We can also do a realtime FFT analysis of the harmonic distortions. Here's 1kHz through the left Paradigm speaker using REW's signal generator:
I've found that the noise level measured in these realtime REW FFTs tends to be quite a bit higher compared to analysis of a recorded sine sweep.
Looking back, with regards to the abnormal tweeter that was replaced, I assume that the tweeter may have been damaged from use at some point between 2013 to 2015. Reviewing my blog archives, it looks like this difference between tweeters was present back in late 2015 when I did some measurements for room correction. Of course with room correction active, anomalies like this could be easily corrected for and hence I didn't notice the issue these last few years.
With the tweeter replacement, it also means I'll need to re-do my measurements for DSP room correction (perhaps another future post on this). As we can see from the graphs above, frequencies below 200Hz are where we should focus most of our room correction (the "Schroeder frequency"). Now that the tweeter anomaly has been addressed, I can leave the higher frequencies alone if I wanted to.
BTW, for those looking for more speaker measurements, make sure to also have a look at the SoundStage! Network's archive of measurements using Canada's National Research Council (NRC) anechoic facility. Lots of speakers have been measured through the facility over the years including graphs of impedance & electrical phase angle, on & off-axis frequency responses, and even THD+N curves. Of note, the Paradigm Signature S8 they measured back in 2004 seemed to be very different from the "v3" I have. I thought all S8's were ported designs yet the measured impedance curve looked like a closed box speaker. Strange.
Okay... Off to listen to some music now.
Finally, it has been good fun chatting with folks on E-mail in the last while. My apologies for not getting back quicker sometimes...
Remember a few weeks ago there was a discussion about digital cables and specifically HDMI. Recently I got an E-mail regarding a "blind" test of HDMI from a French magazine about a decade back (thanks Claude): Blind tests avec deux jurys : experts et lecteurs.
Turn on Google translate to read if needed.

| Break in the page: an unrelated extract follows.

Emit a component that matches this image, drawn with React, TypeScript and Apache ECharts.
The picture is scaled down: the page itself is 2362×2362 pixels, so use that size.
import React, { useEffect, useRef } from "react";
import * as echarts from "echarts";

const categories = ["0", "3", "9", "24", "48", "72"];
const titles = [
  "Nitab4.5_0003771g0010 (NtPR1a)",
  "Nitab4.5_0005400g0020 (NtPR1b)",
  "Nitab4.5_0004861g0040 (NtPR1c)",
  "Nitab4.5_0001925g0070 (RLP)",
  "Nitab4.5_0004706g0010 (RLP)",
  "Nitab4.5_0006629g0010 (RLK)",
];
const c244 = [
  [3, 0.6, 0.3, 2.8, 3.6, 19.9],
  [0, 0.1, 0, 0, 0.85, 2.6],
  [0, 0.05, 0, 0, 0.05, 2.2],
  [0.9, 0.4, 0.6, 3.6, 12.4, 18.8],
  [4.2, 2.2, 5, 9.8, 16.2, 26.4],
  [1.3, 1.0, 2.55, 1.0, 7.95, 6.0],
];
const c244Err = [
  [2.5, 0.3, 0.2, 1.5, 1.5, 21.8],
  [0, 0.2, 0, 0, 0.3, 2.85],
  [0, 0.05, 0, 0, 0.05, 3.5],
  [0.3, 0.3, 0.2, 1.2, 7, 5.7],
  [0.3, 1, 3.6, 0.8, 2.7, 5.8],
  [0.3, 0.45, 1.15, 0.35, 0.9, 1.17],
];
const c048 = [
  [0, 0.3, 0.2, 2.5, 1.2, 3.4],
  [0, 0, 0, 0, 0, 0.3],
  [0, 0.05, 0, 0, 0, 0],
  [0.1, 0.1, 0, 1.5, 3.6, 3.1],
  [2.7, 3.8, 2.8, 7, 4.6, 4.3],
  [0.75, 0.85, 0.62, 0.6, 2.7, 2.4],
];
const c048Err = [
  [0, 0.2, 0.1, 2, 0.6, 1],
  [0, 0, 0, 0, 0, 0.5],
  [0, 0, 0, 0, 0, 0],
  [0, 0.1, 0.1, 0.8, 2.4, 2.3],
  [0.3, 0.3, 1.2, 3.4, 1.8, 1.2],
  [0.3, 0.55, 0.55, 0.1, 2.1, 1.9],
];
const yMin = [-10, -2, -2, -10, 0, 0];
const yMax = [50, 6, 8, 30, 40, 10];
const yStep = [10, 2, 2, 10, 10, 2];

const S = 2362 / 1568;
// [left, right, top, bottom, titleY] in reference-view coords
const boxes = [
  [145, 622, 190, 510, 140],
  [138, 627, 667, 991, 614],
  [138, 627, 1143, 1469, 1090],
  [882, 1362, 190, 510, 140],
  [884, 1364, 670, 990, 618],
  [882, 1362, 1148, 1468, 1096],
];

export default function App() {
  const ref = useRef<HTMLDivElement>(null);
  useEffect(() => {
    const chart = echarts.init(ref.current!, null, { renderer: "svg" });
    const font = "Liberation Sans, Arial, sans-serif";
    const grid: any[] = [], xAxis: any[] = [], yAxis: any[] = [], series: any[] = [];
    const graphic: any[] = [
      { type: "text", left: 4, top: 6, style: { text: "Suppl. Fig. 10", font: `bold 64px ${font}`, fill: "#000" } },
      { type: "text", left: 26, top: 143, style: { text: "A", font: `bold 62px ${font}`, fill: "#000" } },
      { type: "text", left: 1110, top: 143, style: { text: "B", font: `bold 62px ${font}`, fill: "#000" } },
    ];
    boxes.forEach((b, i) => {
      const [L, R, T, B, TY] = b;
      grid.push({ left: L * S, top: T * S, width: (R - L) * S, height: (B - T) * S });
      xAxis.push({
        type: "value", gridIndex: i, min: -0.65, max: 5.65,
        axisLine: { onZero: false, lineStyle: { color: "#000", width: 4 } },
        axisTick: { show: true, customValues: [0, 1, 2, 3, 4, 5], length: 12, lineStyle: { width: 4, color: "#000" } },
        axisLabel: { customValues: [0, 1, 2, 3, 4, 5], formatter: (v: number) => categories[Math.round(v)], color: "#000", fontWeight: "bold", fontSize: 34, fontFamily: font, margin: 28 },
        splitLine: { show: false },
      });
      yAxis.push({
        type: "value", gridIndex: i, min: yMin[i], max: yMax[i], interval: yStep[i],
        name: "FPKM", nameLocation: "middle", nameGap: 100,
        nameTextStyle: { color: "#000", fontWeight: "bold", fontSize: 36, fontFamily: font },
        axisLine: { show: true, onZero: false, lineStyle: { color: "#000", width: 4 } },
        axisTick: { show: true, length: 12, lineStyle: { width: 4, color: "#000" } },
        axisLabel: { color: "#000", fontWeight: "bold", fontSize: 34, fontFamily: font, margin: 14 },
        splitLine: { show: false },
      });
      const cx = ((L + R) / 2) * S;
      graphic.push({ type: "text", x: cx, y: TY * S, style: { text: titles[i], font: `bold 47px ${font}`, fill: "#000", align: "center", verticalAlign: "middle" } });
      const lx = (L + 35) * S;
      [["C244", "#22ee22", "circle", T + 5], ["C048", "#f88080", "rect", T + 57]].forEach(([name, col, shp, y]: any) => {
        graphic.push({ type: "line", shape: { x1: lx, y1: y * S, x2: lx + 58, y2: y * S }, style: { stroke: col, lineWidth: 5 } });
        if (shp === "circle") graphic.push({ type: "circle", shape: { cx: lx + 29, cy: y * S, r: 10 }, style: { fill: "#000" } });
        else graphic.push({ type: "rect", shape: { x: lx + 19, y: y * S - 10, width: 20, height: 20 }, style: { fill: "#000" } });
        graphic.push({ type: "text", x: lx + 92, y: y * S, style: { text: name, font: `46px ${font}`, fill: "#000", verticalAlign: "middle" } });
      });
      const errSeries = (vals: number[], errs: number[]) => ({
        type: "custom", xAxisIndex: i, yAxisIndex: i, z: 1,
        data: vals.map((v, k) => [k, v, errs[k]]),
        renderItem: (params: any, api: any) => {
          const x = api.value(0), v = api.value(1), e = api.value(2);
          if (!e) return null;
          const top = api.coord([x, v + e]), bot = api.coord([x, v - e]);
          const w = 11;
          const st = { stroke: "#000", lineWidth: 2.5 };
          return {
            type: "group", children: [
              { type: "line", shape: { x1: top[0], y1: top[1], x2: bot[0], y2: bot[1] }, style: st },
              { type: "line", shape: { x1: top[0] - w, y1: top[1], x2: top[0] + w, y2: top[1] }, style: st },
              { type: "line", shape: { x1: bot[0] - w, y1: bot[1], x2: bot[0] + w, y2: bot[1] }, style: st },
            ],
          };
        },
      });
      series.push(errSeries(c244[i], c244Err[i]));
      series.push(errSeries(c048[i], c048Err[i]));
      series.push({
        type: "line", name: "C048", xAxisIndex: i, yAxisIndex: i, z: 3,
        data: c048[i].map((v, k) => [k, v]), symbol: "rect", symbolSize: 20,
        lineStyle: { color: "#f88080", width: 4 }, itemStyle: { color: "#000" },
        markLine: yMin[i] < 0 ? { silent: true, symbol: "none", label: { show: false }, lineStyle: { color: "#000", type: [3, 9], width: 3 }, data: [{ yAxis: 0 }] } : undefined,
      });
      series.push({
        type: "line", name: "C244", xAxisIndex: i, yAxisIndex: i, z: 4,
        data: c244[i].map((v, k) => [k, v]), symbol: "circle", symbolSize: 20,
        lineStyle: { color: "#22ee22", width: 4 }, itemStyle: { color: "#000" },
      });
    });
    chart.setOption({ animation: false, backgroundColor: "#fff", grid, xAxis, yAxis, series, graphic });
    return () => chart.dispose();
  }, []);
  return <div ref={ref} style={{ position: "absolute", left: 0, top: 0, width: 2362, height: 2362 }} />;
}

Basically, as expected no difference found between inexpensive 10€ cables and >100€ Monster and 75€ Belkin Pure AV cables back in those days among pros and forum readers. Cables were rated on both audio and video quality with average score out of 5 coming out essentially the same for each cable: 4/5 Belkin, 3.9/5 generic, 3.8/5 Monster.
They even wrapped the generic "no name" HDMI cable around a microwave oven and ran it while playing a movie! I guess the generic cable's shielding was just fine since they didn't see/hear a difference :-).